It’s one week.
That’s the only thing you can think. That’s the only thing you can say. Really, that’s the only thing that will get you through till next Sunday without wanting to put the rest of your season tickets on eBay. Say it again. Say it over and over again.
Italicize it — It’s one week.
Boldface it — It’s one week.
Go all caps. Use slammers!!!!
IT’S ONE WEEK!!!!!!
Well. It had better be. Because Sunday night the Giants didn’t belong on the same field as the Cowboys. They didn’t belong in the same area code — the Cowboys were 201, the Giants 732. Maybe 305. Yes. That’s Florida. That’s how far removed they seemed from the Cowboys. The final 40-0. In truth, it could have been anything the infidels from Dallas wanted. It was that bad. It was that brutal.
Remember last year, Week 1? Last year, Week 1, the Giants played a marvelous, masterful game against the Titans, in Nashville. They spotted the AFC’s defending top seed a 13-0 lead. They were getting overwhelmed, both sides. Brian Daboll cleared his throat at the half. He went for two late, the Giants made it, won, 21-20, and the rest of the season we kept going back to that game.
Kept saying: That’s the one that set the tone.
And forget the fact that this happened to be true, it also runs counter to every bit of day-after logic we hear after the first week of a football season. We even have a name for it: Overreaction Monday. Teams are never as good as they look when they win in Week 1, or as bad as they look when they lose the opener.

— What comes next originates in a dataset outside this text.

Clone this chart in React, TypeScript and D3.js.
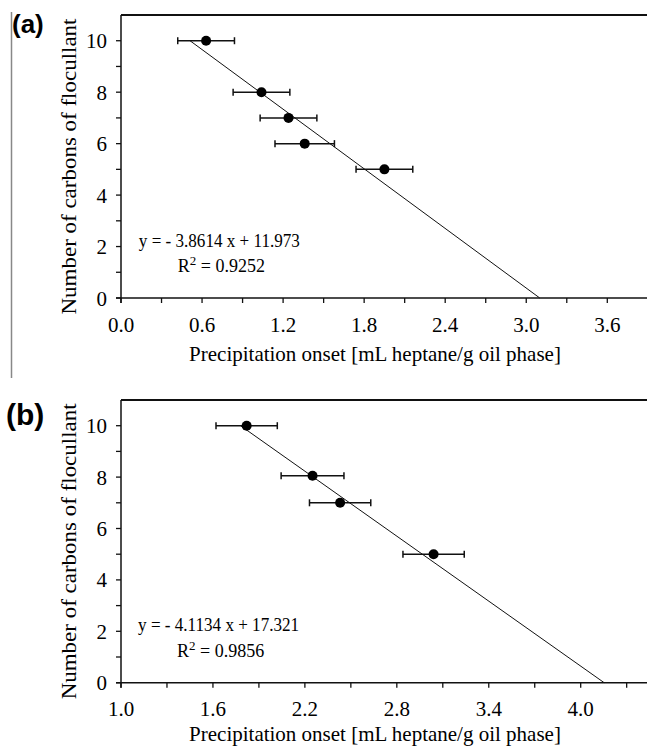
import * as d3 from "d3";

// panel (a): flocculant carbons vs precipitation onset
const carbonsA = [10, 8, 7, 6, 5];
const onsetA = [0.63, 1.04, 1.24, 1.36, 1.95];
const errA = [0.21, 0.21, 0.21, 0.22, 0.21];
const trendXA = [0.511, 3.1];
const trendYA = [10, 0];
const xTicksA = [0, 0.6, 1.2, 1.8, 2.4, 3.0, 3.6];
const xMinorA = [0.3, 0.9, 1.5, 2.1, 2.7, 3.3, 3.9];
const eqA = "y = - 3.8614 x + 11.973";
const r2A = "0.9252";

// panel (b)
const carbonsB = [10, 8.05, 7, 5];
const onsetB = [1.82, 2.25, 2.43, 3.04];
const errB = [0.2, 0.205, 0.2, 0.2];
const trendXB = [1.78, 4.153];
const trendYB = [10, 0];
const xTicksB = [1.0, 1.6, 2.2, 2.8, 3.4, 4.0];
const xMinorB = [1.3, 1.9, 2.5, 3.1, 3.7, 4.3];
const eqB = "y = - 4.1134 x + 17.321";
const r2B = "0.9856";

const yTicks = [0, 2, 4, 6, 8, 10];
const yMinor = [1, 3, 5, 7, 9];

const W = 647;
const H = 746;
const SERIF = "'Liberation Serif', 'Times New Roman', serif";

function Panel({ label, labelSize, labelX, labelY, xs, ys, errs, trendX, trendY, xTicks, xMinor, xDomain, xRange, axisY, topY, eq, r2, eqX, titleOff }) {
  const x = d3.scaleLinear().domain(xDomain).range(xRange);
  const y = d3.scaleLinear().domain([0, 11]).range([axisY, topY]);
  const left = xRange[0];
  const line = d3.line<number>().x((d) => x(d)).y((_, i) => y(trendY[i]));
  const tk = 5;

  return (
    <g>
      <text x={labelX} y={labelY} fontFamily="'Liberation Sans', Arial, sans-serif" fontWeight="bold" fontSize={labelSize}>
        {label}
      </text>

      {/* frame */}
      <line x1={left} x2={W} y1={topY} y2={topY} stroke="#111" strokeWidth={2} />
      <line x1={left} x2={left} y1={topY} y2={axisY + tk} stroke="#111" strokeWidth={1.5} />
      <line x1={left - tk} x2={W} y1={axisY} y2={axisY} stroke="#111" strokeWidth={1.5} />

      {/* y ticks */}
      {yTicks.concat(yMinor).map((t) => (
        <line key={"yt" + t} x1={left - tk} x2={left} y1={y(t)} y2={y(t)} stroke="#111" strokeWidth={1.3} />
      ))}
      {yTicks.map((t) => (
        <text key={"yl" + t} x={left - 14} y={y(t) + 7.5} textAnchor="end" fontFamily={SERIF} fontSize={21}>
          {t}
        </text>
      ))}

      {/* x ticks */}
      {xTicks.concat(xMinor).map((t) => (
        <line key={"xt" + t} x1={x(t)} x2={x(t)} y1={axisY} y2={axisY + tk} stroke="#111" strokeWidth={1.3} />
      ))}
      {xTicks.map((t) => (
        <text key={"xl" + t} x={x(t)} y={axisY + 33.5} textAnchor="middle" fontFamily={SERIF} fontSize={21}>
          {d3.format(".1f")(t)}
        </text>
      ))}

      {/* axis titles */}
      <text x={375} y={axisY + titleOff} textAnchor="middle" fontFamily={SERIF} fontSize={21}>
        Precipitation onset [mL heptane/g oil phase]
      </text>
      <text
        transform={`translate(76,${(topY + axisY) / 2 + 10}) rotate(-90)`}
        textAnchor="middle"
        fontFamily={SERIF}
        fontSize={21}
        textLength={296}
        lengthAdjust="spacingAndGlyphs"
      >
        Number of carbons of flocullant
      </text>

      {/* trend line */}
      <path d={line(trendX) || ""} fill="none" stroke="#111" strokeWidth={1} />

      {/* error bars and points */}
      {xs.map((v, i) => {
        const cy = y(ys[i]);
        const x0 = x(v - errs[i]);
        const x1 = x(v + errs[i]);
        return (
          <g key={"p" + i}>
            <line x1={x0} x2={x1} y1={cy} y2={cy} stroke="#111" strokeWidth={1.5} />
            <line x1={x0} x2={x0} y1={cy - 3.5} y2={cy + 3.5} stroke="#111" strokeWidth={1.5} />
            <line x1={x1} x2={x1} y1={cy - 3.5} y2={cy + 3.5} stroke="#111" strokeWidth={1.5} />
            <circle cx={x(v)} cy={cy} r={5} fill="#000" />
          </g>
        );
      })}

      {/* regression annotation */}
      <text x={x(eqX)} y={y(2)} textAnchor="middle" fontFamily={SERIF} fontSize={18} textLength={161} lengthAdjust="spacingAndGlyphs">
        {eq}
      </text>
      <text x={x(eqX) + 2} y={y(1)} textAnchor="middle" fontFamily={SERIF} fontSize={18}>
        R<tspan fontSize={13} dy={-7}>2</tspan>
        <tspan dy={7}> = {r2}</tspan>
      </text>
    </g>
  );
}

export default function App() {
  return (
    <svg width={W} height={H} style={{ position: "absolute", left: 0, top: 0, background: "#fff" }}>
      <rect width={W} height={H} fill="#fff" />
      <line x1={11.5} x2={11.5} y1={12} y2={378} stroke="#888" strokeWidth={1.5} />
      <Panel
        label="(a)"
        labelSize={26}
        labelX={12}
        labelY={33}
        xs={onsetA}
        ys={carbonsA}
        errs={errA}
        trendX={trendXA}
        trendY={trendYA}
        xTicks={xTicksA}
        xMinor={xMinorA}
        xDomain={[0, 3.6]}
        xRange={[121, 607.3]}
        axisY={298}
        topY={15}
        eq={eqA}
        r2={r2A}
        eqX={0.728}
        titleOff={63}
      />
      <Panel
        label="(b)"
        labelSize={30}
        labelX={6}
        labelY={425}
        xs={onsetB}
        ys={carbonsB}
        errs={errB}
        trendX={trendXB}
        trendY={trendYB}
        xTicks={xTicksB}
        xMinor={xMinorB}
        xDomain={[1.0, 4.0]}
        xRange={[121, 580.7]}
        axisY={682.7}
        topY={400}
        eq={eqB}
        r2={r2B}
        eqX={1.637}
        titleOff={58}
      />
    </svg>
  );
}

That’s the narrative anyway.
Unless — like last year — Week 1 really does set a tone.
Then it’s cited like a law precedent.
So the Giants really need to hope that next week in the Arizona desert, they honor what their fans are going to be chanting like a mantra — IT’S ONE WEEK!!! — for the next six days.
Because if this one set a tone?
Then the season is going to be tone-deaf. Because there wasn’t one thing the Giants did well. They couldn’t protect Daniel Jones. They couldn’t get to Dak Prescott. They couldn’t hold onto the ball. Their most reliable player a year ago — kicker Graham Gano — had his first kick of the year blocked and returned for a touchdown. He duck-hooked his second, from 36 yards.

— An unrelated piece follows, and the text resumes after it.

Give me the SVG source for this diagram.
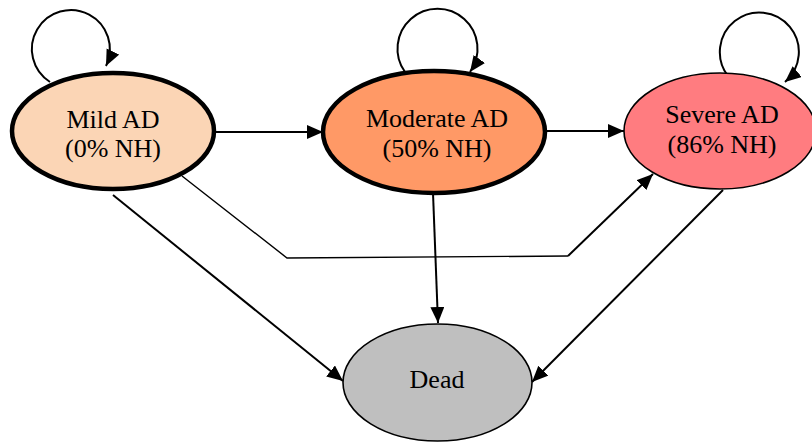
<svg xmlns="http://www.w3.org/2000/svg" width="812" height="442" viewBox="0 0 812 442">
  <style>
    .lbl { font-family: "Liberation Serif", "Times New Roman", serif; font-size: 26px; fill: #000; text-anchor: middle; }
    .edge { fill: none; stroke: #000; stroke-width: 2; }
    .thin { fill: none; stroke: #000; stroke-width: 1.4; }
    .bold { stroke: #000; stroke-width: 4.5; }
    .plain { stroke: #000; stroke-width: 1.6; }
  </style>
  <defs>
    <marker id="arrow" markerUnits="userSpaceOnUse" markerWidth="17" markerHeight="15" refX="16" refY="7" orient="auto">
      <path d="M0,0 L16,7 L0,14 z" fill="#000"/>
    </marker>
  </defs>

  <!-- transitions -->
  <g id="connectors">
    <!-- self loops -->
    <path class="edge" d="M50,82 A39,39 0 1 1 106,66" marker-end="url(#arrow)"/>
    <path class="edge" d="M405,72 A40,40 0 1 1 470,72" marker-end="url(#arrow)"/>
    <path class="edge" d="M728,76 A39.5,39.5 0 1 1 785,82" marker-end="url(#arrow)"/>
    <!-- progression -->
    <path class="edge" d="M214,132 L323,132" marker-end="url(#arrow)"/>
    <path class="edge" d="M545,131 L624,131" marker-end="url(#arrow)"/>
    <!-- mild skipping straight to severe -->
    <path class="thin" d="M182,176 L287,258 L568,256"/>
    <path class="edge" d="M568,256 L653,174" marker-end="url(#arrow)"/>
    <!-- deaths -->
    <path class="edge" d="M113,195 L343,381" marker-end="url(#arrow)"/>
    <path class="edge" d="M433,193 L438,323" marker-end="url(#arrow)"/>
    <path class="edge" d="M723,190 L532,382" marker-end="url(#arrow)"/>
  </g>

  <g id="mild">
    <ellipse class="bold" cx="113" cy="131" rx="101" ry="58" fill="#FBD5B5"/>
    <text class="lbl" x="113" y="128">Mild AD</text>
    <text class="lbl" x="113" y="157">(0% NH)</text>
  </g>

  <g id="moderate">
    <ellipse class="bold" cx="434" cy="132" rx="111" ry="61" fill="#FF9966"/>
    <text class="lbl" x="437" y="127">Moderate AD</text>
    <text class="lbl" x="437" y="157">(50% NH)</text>
  </g>

  <g id="severe">
    <ellipse class="plain" cx="720" cy="131" rx="96" ry="58" fill="#FF7C80"/>
    <text class="lbl" x="722" y="123">Severe AD</text>
    <text class="lbl" x="722" y="153">(86% NH)</text>
  </g>

  <g id="dead">
    <ellipse class="plain" cx="437.5" cy="382.5" rx="94.5" ry="58.5" fill="#BFBFBF"/>
    <text class="lbl" x="437" y="388">Dead</text>
  </g>
</svg>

More? The Giants had two first-half drives inside the Dallas 15; the Cowboys wound up outscoring them on those two drives, 6-0. More?? Through the third quarter, the Giants trailed 33-0. That meant that in seven straight quarters against their two biggest blood rivals — Eagles in last year’s playoff game, Cowboys Sunday night — the Giants had been outscored 71-7.
Read that one again.
Seventy-one to seven.
It’s one week.
It’s one week.
IT’S ONE WEEK!!!!!!
It’s the only way to root. It’s the only way to hope. It’s the only way to believe. You will spend the week — and you should — reminding yourself that the ’07 Giants allowed themselves to get trucked for 80 points in starting that season 0-2. You will spend the week — and you should — recollecting that four years later the Giants were clobbered by a Washington team that finished 5-11. Hell, it may be worth your while to spend the week remembering that the ’86 Giants lost the opener to the Cowboys.
And all of those seasons, you may recall, wound up OK.
The Giants were, in the words of Marsellus Wallace in “Pulp Fiction,” “Pretty bleepin’ far from OK,” Sunday night. If you’ve seen the terrific documentary “BS High” on HBO, what this game actually resembled was the 58-0 hurting that IGA Academy laid on Bishop Sycamore, which served as the impetus for that whole absurdist story to unravel.
Sycamore’s season ended after that one. The Giants will be required to play 16 more. Maybe in a few months — maybe sooner than that — this will all seem funny. For now, there is nothing funny about Cowboys 40, Giants 0. Not even a little bit. Not even if it’s only one week.